ENVIADO ESPECIAL Se oscureció la sala, se apagaron los murmullos y sonó la primera nota, bien timbrada. Pero no era el vigoroso tutti con el que da comienzo Fidelio. De hecho, Riccardo Muti ni siquiera había comparecido en el podio. Era un telefonino, un móvil. Desde el gallinero descendió veloz el insulto, conminando al propietario de platea a desconectar inmediatamente su asqueroso artefacto. Fue el único incidente de una inauguración de temporada de La Scala de Milán que transcurrió anoche bajo el signo de la normalidad; tal vez de una excesiva normalidad.

El término normalidad requiere sin embargo una contextualización. Cada 7 de diciembre, san Ambrosio, patrón de Milán, propicia un encuentro de mundanidad, alta cultura y protesta organizada que en otras latitudes se consideraría explosiva. Aquí no es el caso. La plaza frente al teatro fue, un año más, un plató que Fellini no hubiera desdeñado: estaban los animalistas de siempre protestando por el exceso de peletería de las señoras, aunque esta vez no pasaron a la acción con botes de pintura roja; también había un grupo que mostraba su disconformidad con Tangentopoli, el país del soborno perseguido por los jueces de Mani Pulite, con una hija de Bettino Craxi, el dirigente socialista exiliado en Túnez, a la cabeza. Un poco más allá deambulaba un solitario ganadero con una vaca. Hubo algún forcejeo con los Carabinieri, nada serio. La inauguración de la temporada lírica convoca a muchos famosos y con ellos a muchos medios informativos, por lo que el belén se monta solo.Famosos. En el placo de honor, el presidente de la República, Carlo Azeglio Ciampi: hacía siete años que el más alto representante del Estado italiano no se dejaba caer por una prima. Luego había ministros, italianos y de fuera; entre los últimos, los ministros de Exteriores ruso y alemán, aunque este enviado especial al lujo no pudo confirmarlo visualmente. Sí vio, y hasta escuchó, a Jeremy Irons y su bien parecida esposa, la actriz Sinead Cusak. Un solo entreacto no da para mucho más, máxime cuando la concentración debe luchar a brazo partido con incendiarias indumentarias femeninas que invitan a otras reflexiones.

En fin, capítulo mundano cerrado.

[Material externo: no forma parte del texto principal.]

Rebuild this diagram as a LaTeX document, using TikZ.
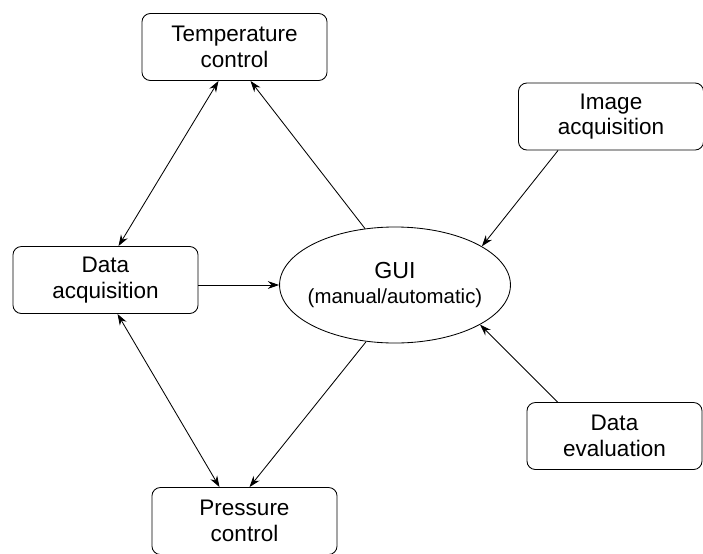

En el aspecto musical y teatral tampoco hubo sorpresas, lo cual empieza a ser más grave para un acontecimiento que pretende servir de faro a la lírica mundial. Lo mejor de este Fidelio fue sin duda Riccardo Muti al frente de la Orquesta de La Scala: tiempos mucho más reposados que los que suele emplear con Mozart, con amplio respiro de las frases y constante subrayado de la dimensión sinfónica de la obra sin sumirla en la pesadez germánica. El director ha ofrecido en Milán, durante el mes de noviembre, la integral de las sinfonías beethovenianas, sin duda el mejor bagaje posible para afrontar la única obra escrita para el teatro por el compositor de Bonn. Un reparo cabe poner al hecho de intercalar la tercera obertura de Leonora -Beethoven escribió un total de cuatro para esta ópera- entre el dúo y el gran final del segundo acto, según una extendida costumbre instaurada a principios de siglo. Esta obertura es efectivamente mejor que la que Beethoven acabó dando por buena. Pero colocarla ahí rompe la estelar progresión final. Si por fuerza se quiere incluirla, convendría hacerlo al final, como una gran recapitulación.

Estuvo también muy bien el coro. En cuanto a triunfadores individuales, por delante debe colocarse a Waltraud Meier (Leonora): sólida y bien timbrada en un papel que se las trae. Menos bien, aunque acabó subiendo hacia el final, el Florestán de Thomas Moser, y brillante el Rocco de Kurt Rydl. Franz-Josef Kapellmann (Pizarro) y Laura Aikin (Marzelline) completaron muy correctamente el reparto.

En cuanto a la producción, que dirigía Werner Herzog, de nuevo reseñar la falta de sobresaltos. Ezio Frigerio ha diseñado una prisión de tipo industrial; es decir, un campo de concentración, hornos crematorios incluidos. Es una opción: Fidelio, ópera simbólica donde las haya, deja las puertas abiertas a interpretaciones de signo muy variado. Pero entonces lo que no cuadra es el vestuario napoleónico de los soldados. Sabido es que Beethoven se inspiró en un episodio real registrado en Francia en la época del terror. Pero él situó la acción en la España del siglo XVII. Puestos a moverla una vez más, no se ve por qué los guardianes deben quedarse a medio camino, mientras que los deportados son claramente hijos del siglo XX.